Yeah, I've seen that too and agree. Teach the concept, not a trick!
We tend to be OK with people being a bit off-topic here. I was discussing my frustrations with Lattice; like most people here, I'm entirely open to the conversation taking some turns.
That's the way of most conversations. And most of us here are open to that reality.
I agree with Alice, Upstream: on A to Z as in life, discussions don't necessarily proceed strictly linearly. In any case, it wasn't kab164 who introduced the topic of TouchMath (on the value of which, actually, you and kab164 seem to agree), but an earlier poster to whose disparagement of TouchMath kab164 was responding.
I understand that most conversations take turns but there is usually
a connection. i still see very little relation between my post and your response. You only mention TouchMath in relation to multiplication and addition and don't mention lattice method at all.

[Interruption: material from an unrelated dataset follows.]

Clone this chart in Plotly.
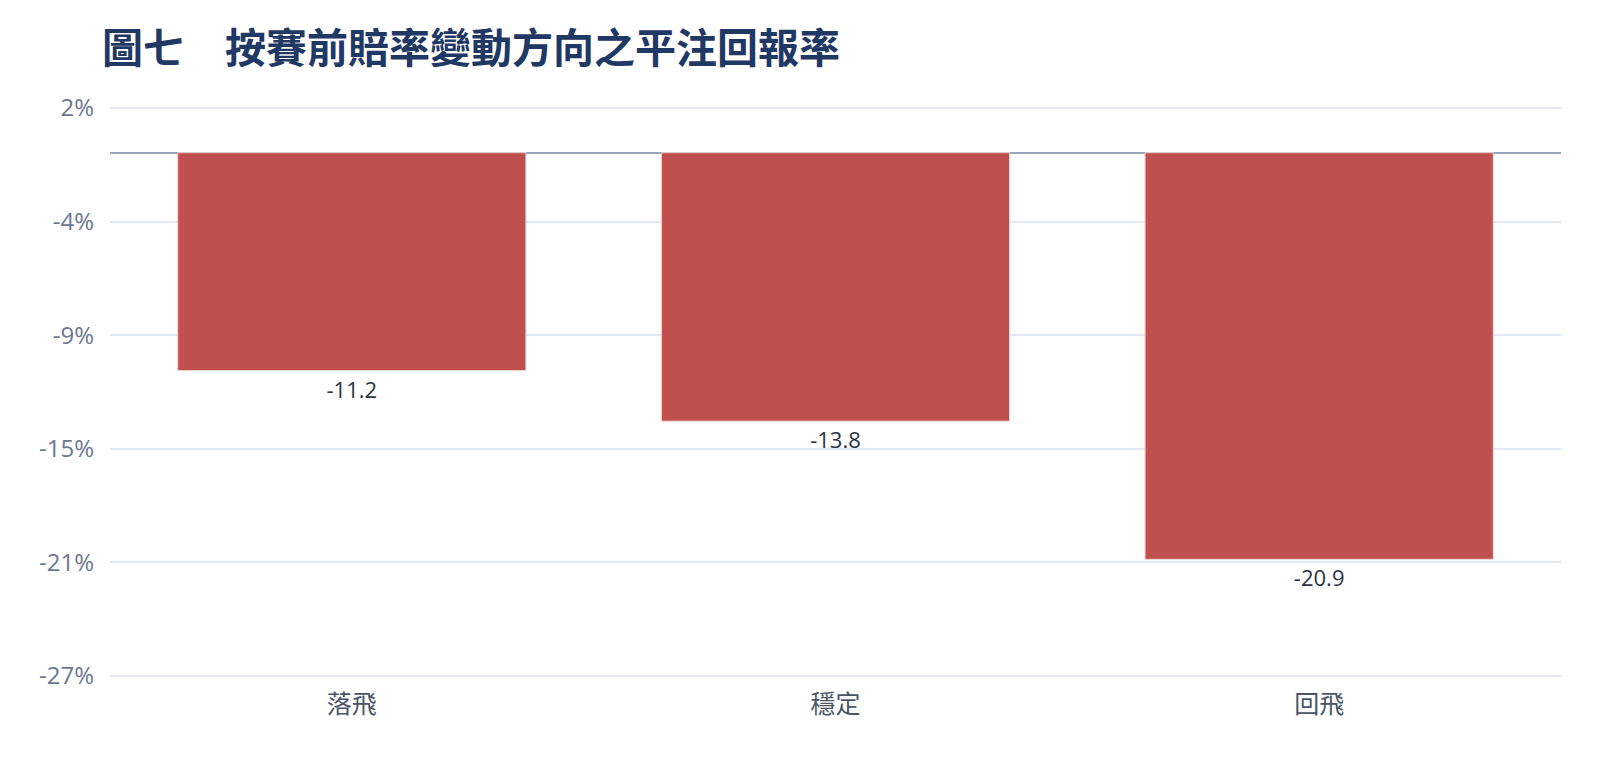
import plotly.graph_objects as go

# chart data
categories = ['落飛', '穩定', '回飛']
returns = [-11.2, -13.8, -20.9]

# y axis ticks (evenly spaced between the axis ends, labels rounded)
y_tickvals = [2.3, -3.54, -9.38, -15.22, -21.06, -26.9]
y_ticktext = ['2%', '-4%', '-9%', '-15%', '-21%', '-27%']

fig = go.Figure()

fig.add_trace(go.Bar(
    x=categories,
    y=returns,
    text=[f'{v:.1f}' for v in returns],
    textposition='outside',
    textfont=dict(size=22, color='#2a3442', family='Open Sans, Noto Sans CJK TC'),
    cliponaxis=False,
    marker=dict(color='#c0504d', line=dict(color='#f2d6d5', width=1)),
    width=0.72,
))

fig.update_layout(
    title=dict(
        text='<b>圖七　按賽前賠率變動方向之平注回報率</b>',
        x=94 / 1600, xanchor='left',
        y=1 - 41 / 781, yanchor='middle',
        font=dict(size=41, color='#1f3864', family='Noto Sans CJK TC'),
    ),
    width=1600,
    height=781,
    margin=dict(l=102, r=47, t=98, b=111),
    plot_bgcolor='white',
    paper_bgcolor='white',
    showlegend=False,
    font=dict(family='Open Sans, Noto Sans CJK TC'),
)

fig.update_xaxes(
    showgrid=False,
    showline=False,
    ticks='',
    tickfont=dict(size=25, color='#4a5566', family='Noto Sans CJK TC'),
    ticklabelstandoff=9,
)

fig.update_yaxes(
    range=[-27.0, 2.4],
    tickvals=y_tickvals,
    ticktext=y_ticktext,
    tickfont=dict(size=24, color='#6b7890'),
    showgrid=True,
    gridcolor='#e3e8f2',
    gridwidth=1.5,
    zeroline=True,
    zerolinecolor='#98a4ba',
    zerolinewidth=2,
    showline=False,
    ticks='',
    ticklabelstandoff=15,
)

fig.write_html("out.html")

When I went back and read some other posts I saw mention of TouchMath. It just wasn't apparent in your response. Not trying to be snarky, just didn't seem related.
Thanks, I see what you mean about responding to a different post. I really wasn't trying to be mean or a "B"! Yes, TouchMath works for many kids, maybe because it extends the transition from concrete to abstract. I do think very linearly and will remember that new posts don't necessarily respond to my entire previous post, but maybe just part of it, as Alice's did.
And you probably picked up on my frustration with "methods" being taught in place of concepts. I think that concepts are what allow all learners to recall content that was learned previously but has not been used recently. And that is how we build on and apply knowledge throughout life.
No worries, Upstream: just trying to ensure that poor kab isn't smarting under discredit where discredit wasn't due.
Well my wife teaches Lattice and says that if her kids arent picking up lattice she teaches them the singapore method which is similar to lattice (as it teaches them to use the box). Lattice combined with Singapore should help.
Sep 21, 2013
I know nothing about Singapore.
But I do know that the traditional algorithm prepares kids for upper level math.
Does Singapore? Not being snarky; I honestly know nothing about it.